To be sure, even the adoption of this view would not make the Tax Court the Exchequer Court of the country, inasmuch as tax litigation can go through the district courts as well as through the Tax Court. It would, however, largely centralize review in the Tax Court of Treasury determinations, assuming that the bulk of tax litigation will continue to find its way to the Tax Court.
It is suggested that the Tax Court makes differentiations from case to case which, to the uninitiated, look suspiciously like conflicting opinions. But it is impossible to escape nice distinctions in the application of complicated tax legislation. And, so far as over-nice distinctions are to be made, I do not see that it helps the administration of law for this Court, rather than the Tax Courts, to make them.

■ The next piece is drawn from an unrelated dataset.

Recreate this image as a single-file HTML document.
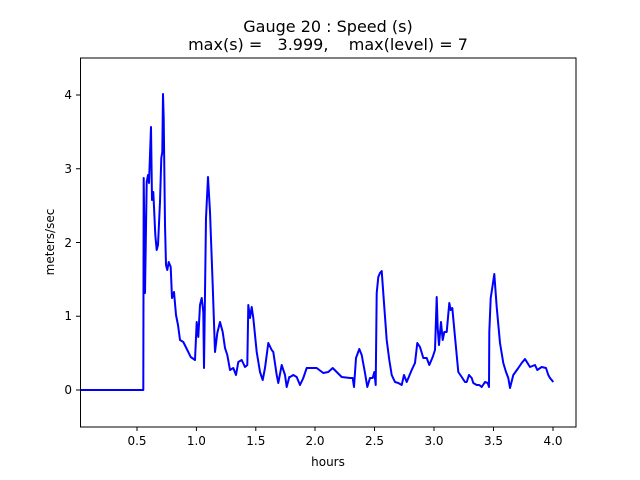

Nothing better illustrates the gossamer lines that have been drawn by this Court in tax cases than the distinction made in the Court's opinion between Helvering v. Elbe Oil Land Co., 303 U. S. 372, and this case. To draw such distinctions, which hardly can be held in the mind longer than it takes to state them, does not achieve the attainable certainty that is such a desideratum in tax matters, nor does it make generally for respect of law. Perhaps it is inherent in the scheme which Congress has provided for review of tax litigation that we have such an unsatisfactory series of decisions as those which are sought to be reconciled by the present opinion. If so, then the call for legislation voiced in responsible quarters to reform the situation may well be heeded. See e.g., Griswold, The Need for a Court of Tax Appeals (1944) 57 Harv.L.Rev. 1153.